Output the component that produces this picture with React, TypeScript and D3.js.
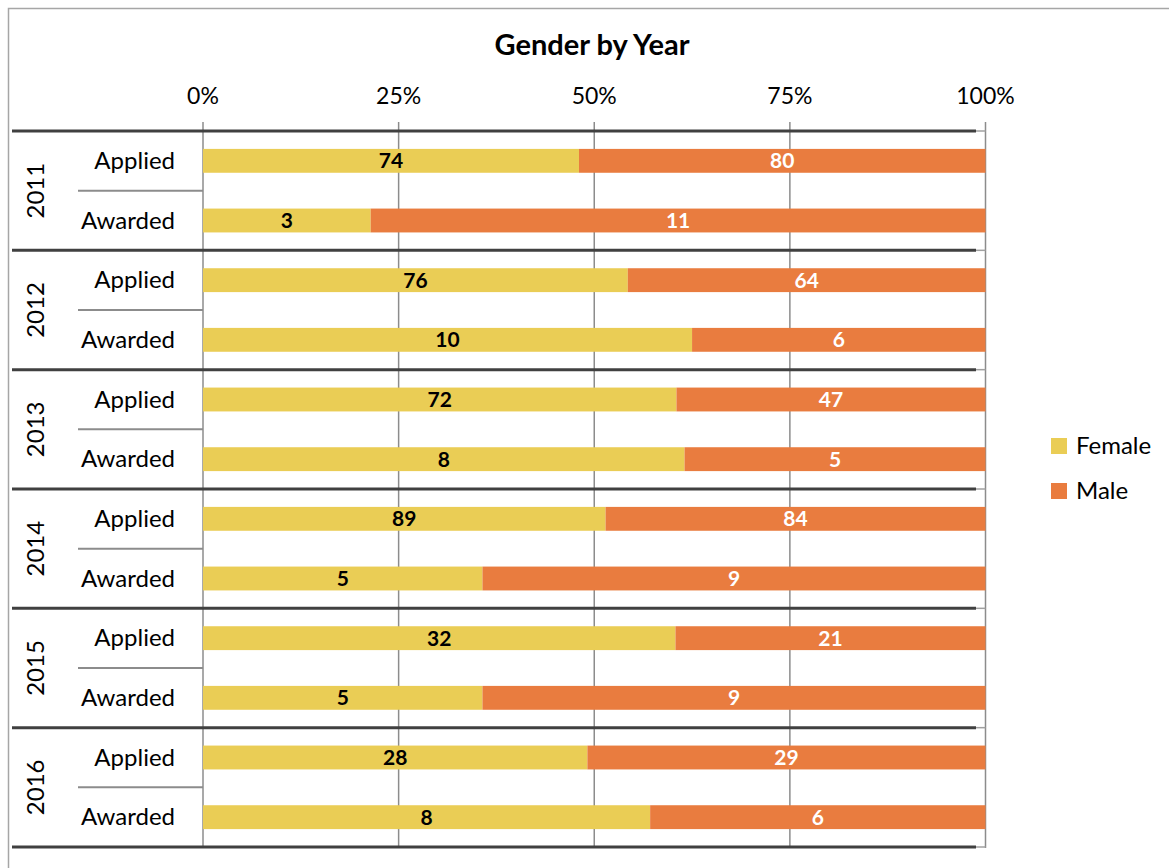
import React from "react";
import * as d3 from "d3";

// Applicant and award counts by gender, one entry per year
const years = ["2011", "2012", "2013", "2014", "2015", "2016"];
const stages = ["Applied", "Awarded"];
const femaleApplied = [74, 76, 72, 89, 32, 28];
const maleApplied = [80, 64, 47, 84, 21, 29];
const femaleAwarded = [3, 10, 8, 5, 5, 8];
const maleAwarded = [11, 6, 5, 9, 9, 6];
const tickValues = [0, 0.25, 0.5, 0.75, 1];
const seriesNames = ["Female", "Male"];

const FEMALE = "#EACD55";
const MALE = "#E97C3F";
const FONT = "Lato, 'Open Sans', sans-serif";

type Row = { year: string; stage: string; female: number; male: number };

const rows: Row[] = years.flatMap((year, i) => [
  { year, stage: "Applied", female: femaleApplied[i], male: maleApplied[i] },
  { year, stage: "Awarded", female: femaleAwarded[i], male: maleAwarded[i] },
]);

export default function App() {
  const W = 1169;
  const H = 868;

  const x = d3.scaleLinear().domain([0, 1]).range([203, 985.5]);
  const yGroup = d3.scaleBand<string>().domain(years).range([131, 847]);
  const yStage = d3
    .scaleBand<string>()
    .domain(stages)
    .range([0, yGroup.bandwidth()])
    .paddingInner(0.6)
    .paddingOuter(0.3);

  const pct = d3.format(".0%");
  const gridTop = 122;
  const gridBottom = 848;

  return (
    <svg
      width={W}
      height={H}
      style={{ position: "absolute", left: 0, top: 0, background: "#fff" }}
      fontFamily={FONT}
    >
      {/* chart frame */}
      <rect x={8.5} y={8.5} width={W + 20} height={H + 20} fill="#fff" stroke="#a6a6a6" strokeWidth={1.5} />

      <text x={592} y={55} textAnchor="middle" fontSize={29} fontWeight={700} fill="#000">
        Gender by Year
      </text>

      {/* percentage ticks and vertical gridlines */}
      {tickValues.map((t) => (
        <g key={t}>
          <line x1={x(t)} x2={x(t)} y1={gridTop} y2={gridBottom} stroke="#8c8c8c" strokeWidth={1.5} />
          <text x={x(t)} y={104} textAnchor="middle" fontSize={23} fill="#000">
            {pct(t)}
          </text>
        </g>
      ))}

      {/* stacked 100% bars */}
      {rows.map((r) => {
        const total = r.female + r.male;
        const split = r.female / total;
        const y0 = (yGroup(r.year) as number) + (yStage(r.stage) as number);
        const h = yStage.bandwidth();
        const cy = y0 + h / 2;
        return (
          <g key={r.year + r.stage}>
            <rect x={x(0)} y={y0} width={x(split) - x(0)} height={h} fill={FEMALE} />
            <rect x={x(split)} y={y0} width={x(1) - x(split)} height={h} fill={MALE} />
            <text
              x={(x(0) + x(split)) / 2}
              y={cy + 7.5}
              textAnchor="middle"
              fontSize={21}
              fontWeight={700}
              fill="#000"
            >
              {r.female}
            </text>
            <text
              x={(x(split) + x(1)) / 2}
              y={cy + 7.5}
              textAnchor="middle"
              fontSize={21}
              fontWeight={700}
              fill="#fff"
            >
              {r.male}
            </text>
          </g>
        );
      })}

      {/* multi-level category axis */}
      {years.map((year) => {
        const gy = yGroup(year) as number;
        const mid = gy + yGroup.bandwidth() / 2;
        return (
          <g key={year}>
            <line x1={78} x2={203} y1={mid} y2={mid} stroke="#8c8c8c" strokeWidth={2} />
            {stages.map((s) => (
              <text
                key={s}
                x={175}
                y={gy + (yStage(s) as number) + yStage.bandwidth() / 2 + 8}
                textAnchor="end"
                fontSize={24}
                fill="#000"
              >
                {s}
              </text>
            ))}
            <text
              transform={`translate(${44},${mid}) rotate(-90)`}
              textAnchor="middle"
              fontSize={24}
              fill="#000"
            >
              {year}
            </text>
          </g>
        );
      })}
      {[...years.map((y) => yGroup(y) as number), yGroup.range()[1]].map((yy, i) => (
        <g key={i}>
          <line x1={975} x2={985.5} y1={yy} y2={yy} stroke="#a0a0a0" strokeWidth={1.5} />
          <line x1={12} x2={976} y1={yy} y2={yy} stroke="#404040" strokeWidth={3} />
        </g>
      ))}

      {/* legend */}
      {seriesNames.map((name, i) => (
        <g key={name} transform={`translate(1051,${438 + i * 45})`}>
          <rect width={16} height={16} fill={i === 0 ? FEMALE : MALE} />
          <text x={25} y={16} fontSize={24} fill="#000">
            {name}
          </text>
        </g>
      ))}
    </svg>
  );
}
════════════════
THE EXERCISE
Repeat verbatim all the material, but not the pictures.

EXPECTED ANSWER
Output the component that produces this picture with React, TypeScript and D3.js.
import React from "react";
import * as d3 from "d3";

// Applicant and award counts by gender, one entry per year
const years = ["2011", "2012", "2013", "2014", "2015", "2016"];
const stages = ["Applied", "Awarded"];
const femaleApplied = [74, 76, 72, 89, 32, 28];
const maleApplied = [80, 64, 47, 84, 21, 29];
const femaleAwarded = [3, 10, 8, 5, 5, 8];
const maleAwarded = [11, 6, 5, 9, 9, 6];
const tickValues = [0, 0.25, 0.5, 0.75, 1];
const seriesNames = ["Female", "Male"];

const FEMALE = "#EACD55";
const MALE = "#E97C3F";
const FONT = "Lato, 'Open Sans', sans-serif";

type Row = { year: string; stage: string; female: number; male: number };

const rows: Row[] = years.flatMap((year, i) => [
  { year, stage: "Applied", female: femaleApplied[i], male: maleApplied[i] },
  { year, stage: "Awarded", female: femaleAwarded[i], male: maleAwarded[i] },
]);

export default function App() {
  const W = 1169;
  const H = 868;

  const x = d3.scaleLinear().domain([0, 1]).range([203, 985.5]);
  const yGroup = d3.scaleBand<string>().domain(years).range([131, 847]);
  const yStage = d3
    .scaleBand<string>()
    .domain(stages)
    .range([0, yGroup.bandwidth()])
    .paddingInner(0.6)
    .paddingOuter(0.3);

  const pct = d3.format(".0%");
  const gridTop = 122;
  const gridBottom = 848;

  return (
    <svg
      width={W}
      height={H}
      style={{ position: "absolute", left: 0, top: 0, background: "#fff" }}
      fontFamily={FONT}
    >
      {/* chart frame */}
      <rect x={8.5} y={8.5} width={W + 20} height={H + 20} fill="#fff" stroke="#a6a6a6" strokeWidth={1.5} />

      <text x={592} y={55} textAnchor="middle" fontSize={29} fontWeight={700} fill="#000">
        Gender by Year
      </text>

      {/* percentage ticks and vertical gridlines */}
      {tickValues.map((t) => (
        <g key={t}>
          <line x1={x(t)} x2={x(t)} y1={gridTop} y2={gridBottom} stroke="#8c8c8c" strokeWidth={1.5} />
          <text x={x(t)} y={104} textAnchor="middle" fontSize={23} fill="#000">
            {pct(t)}
          </text>
        </g>
      ))}

      {/* stacked 100% bars */}
      {rows.map((r) => {
        const total = r.female + r.male;
        const split = r.female / total;
        const y0 = (yGroup(r.year) as number) + (yStage(r.stage) as number);
        const h = yStage.bandwidth();
        const cy = y0 + h / 2;
        return (
          <g key={r.year + r.stage}>
            <rect x={x(0)} y={y0} width={x(split) - x(0)} height={h} fill={FEMALE} />
            <rect x={x(split)} y={y0} width={x(1) - x(split)} height={h} fill={MALE} />
            <text
              x={(x(0) + x(split)) / 2}
              y={cy + 7.5}
              textAnchor="middle"
              fontSize={21}
              fontWeight={700}
              fill="#000"
            >
              {r.female}
            </text>
            <text
              x={(x(split) + x(1)) / 2}
              y={cy + 7.5}
              textAnchor="middle"
              fontSize={21}
              fontWeight={700}
              fill="#fff"
            >
              {r.male}
            </text>
          </g>
        );
      })}

      {/* multi-level category axis */}
      {years.map((year) => {
        const gy = yGroup(year) as number;
        const mid = gy + yGroup.bandwidth() / 2;
        return (
          <g key={year}>
            <line x1={78} x2={203} y1={mid} y2={mid} stroke="#8c8c8c" strokeWidth={2} />
            {stages.map((s) => (
              <text
                key={s}
                x={175}
                y={gy + (yStage(s) as number) + yStage.bandwidth() / 2 + 8}
                textAnchor="end"
                fontSize={24}
                fill="#000"
              >
                {s}
              </text>
            ))}
            <text
              transform={`translate(${44},${mid}) rotate(-90)`}
              textAnchor="middle"
              fontSize={24}
              fill="#000"
            >
              {year}
            </text>
          </g>
        );
      })}
      {[...years.map((y) => yGroup(y) as number), yGroup.range()[1]].map((yy, i) => (
        <g key={i}>
          <line x1={975} x2={985.5} y1={yy} y2={yy} stroke="#a0a0a0" strokeWidth={1.5} />
          <line x1={12} x2={976} y1={yy} y2={yy} stroke="#404040" strokeWidth={3} />
        </g>
      ))}

      {/* legend */}
      {seriesNames.map((name, i) => (
        <g key={name} transform={`translate(1051,${438 + i * 45})`}>
          <rect width={16} height={16} fill={i === 0 ? FEMALE : MALE} />
          <text x={25} y={16} fontSize={24} fill="#000">
            {name}
          </text>
        </g>
      ))}
    </svg>
  );
}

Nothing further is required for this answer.